I am currently reading this article in which there is a proof that groups $H,K$ with relatively prime order we have $\text{Aut}(H \times K) \equiv \text{Aut}(H) \times \text{Aut}(K)$. In this proof, the order of $H$ is $n$ and the order of $K$ is $m$. The set $\{k^n \vert k \in K\}$ is constructed. For some automorphism $\omega \in \text{Aut}(H \times K)$, the morphism $\gamma: K \to H$ is constructed by $\gamma(k) = \pi_H(\omega(1_H, k))$, where $\pi_H$ is the projection of $H \times K$ onto $H$ and $1_H$ is the identity element in $H$. I can see that the set $\{k^n \vert k \in K\}$ is a subset of the kernel of $\gamma$, however the authors say
Also, since $m$ and $n$ are relatively prime, the set $\{k^n \vert k \in K\}$ consists of $m$ elements.

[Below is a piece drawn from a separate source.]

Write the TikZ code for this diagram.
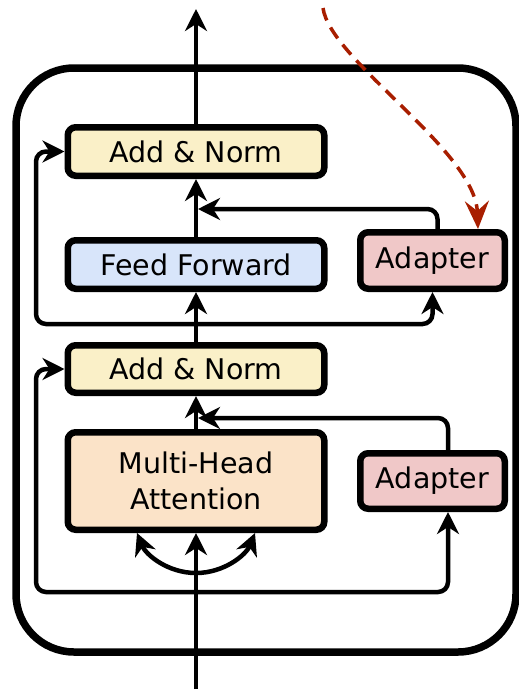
\documentclass[tikz,border=0pt]{standalone}
\usepackage{fontspec}
\setmainfont{DejaVu Sans}
\usetikzlibrary{arrows.meta}

\definecolor{normfill}{RGB}{250,240,200}
\definecolor{fffill}{RGB}{216,229,250}
\definecolor{adapterfill}{RGB}{240,200,200}
\definecolor{attnfill}{RGB}{251,227,200}
\definecolor{adaptred}{RGB}{168,30,0}

\tikzset{
  block/.style={draw=black, line width=6.5pt, rounded corners=8pt,
    minimum width=256.5pt, inner sep=0pt, align=center,
    font=\fontsize{28.5}{36}\selectfont},
  adapterbox/.style={block, fill=adapterfill, minimum width=144.5pt},
  arr/.style={line width=4.5pt, -{Stealth[length=22pt,width=22pt,inset=7pt]}},
  adaptarrow/.style={draw=adaptred, line width=3.5pt, dash pattern=on 13pt off 8pt,
    -{Stealth[length=28pt,width=24pt,inset=10pt]}}
}

\begin{document}
\begin{tikzpicture}[x=1pt,y=-1pt]
\useasboundingbox (0,0) rectangle (519,691);

% enclosing layer
\node[draw, line width=7.5pt, rounded corners=58pt, minimum width=500pt,
      minimum height=584pt, inner sep=0pt] (layer) at (266,360) {};

% blocks
\node[block, fill=normfill, minimum height=48.5pt] (an1) at (196,151.5) {Add \& Norm};
\node[block, fill=fffill, minimum height=48.5pt] (ff) at (196,264.5) {Feed Forward};
\node[adapterbox, minimum height=56.5pt] (adT) at (432.5,260.5) {Adapter};
\node[block, fill=normfill, minimum height=47.5pt] (an2) at (196,369) {Add \& Norm};
\node[block, fill=attnfill, minimum height=97.5pt] (mha) at (196,481) {Multi-Head\\Attention};
\node[adapterbox, minimum height=55.5pt] (adB) at (432.5,481) {Adapter};

% points on the main path
\coordinate (in) at (196,689);
\coordinate (out) at (196,9);
\coordinate (b1) at (196,324);
\coordinate (b2) at (196,592);
\coordinate (b3) at (196,573);
\coordinate (j1) at (198,209);
\coordinate (j2) at (198,418);
\coordinate (src) at (323,8);

% main path
\draw[arr] (in) -- (mha.south);
\draw[arr] (mha.north) -- (an2.south);
\draw[arr] (an2.north) -- (ff.south);
\draw[arr] (ff.north) -- (an1.south);
\draw[arr] (an1.north) -- (out);

% attention inputs
\draw[arr] (b3) .. controls (168,573) and (146,555) .. ([xshift=-59pt]mha.south);
\draw[arr] (b3) .. controls (224,573) and (246,555) .. ([xshift=59pt]mha.south);

% residual connections
\draw[arr, rounded corners=10pt] (b1) -- (36,324) |- (an1.west);
\draw[arr, rounded corners=10pt] (b1) -| (adT.south);
\draw[arr, rounded corners=10pt] (b2) -- (36,592) |- (an2.west);
\draw[arr, rounded corners=10pt] (b2) -| ([xshift=15.5pt]adB.south);

% adapter outputs
\draw[arr, rounded corners=10pt] ([xshift=5pt]adT.north) |- (j1);
\draw[arr, rounded corners=10pt] ([xshift=15.5pt]adB.north) |- (j2);

% inserted adapter
\draw[adaptarrow] (src) .. controls (330,60) and (475,150) .. ([xshift=45.5pt]adT.north);
\end{tikzpicture}
\end{document}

I do not get this claim: in case we are working with abelian groups, I can see that this is true, for if we consider two different elements in $K$ such that their $n$th power is equal, we have an element of order a divisor of $n$ (other then $1$). But what in the case of non-abelian groups?
If $n$ and $m$ are relatively prime, $n$ is invertible in $ℤ/mℤ$, say with an inverse represented by $c ∈ ℤ$, that is: $nc \equiv 1 \bmod mℤ$. Then, consider the maps $$α \colon K → K,~k ↦ k^n\quad\text{and}\quad β \colon K → K, ~k↦k^c.$$ For all $k ∈ K$, $(k^c)^n = k^{nc} = k^1 = k$ as $nc \equiv 1 \bmod mℤ$ and $k^m = 1$ in $K$ by Lagrange. Hence $α$ is a left inverse to $β$, hence $α$ is surjective, hence $\{k^n;~k ∈ K\} = \operatorname{img} α = K$.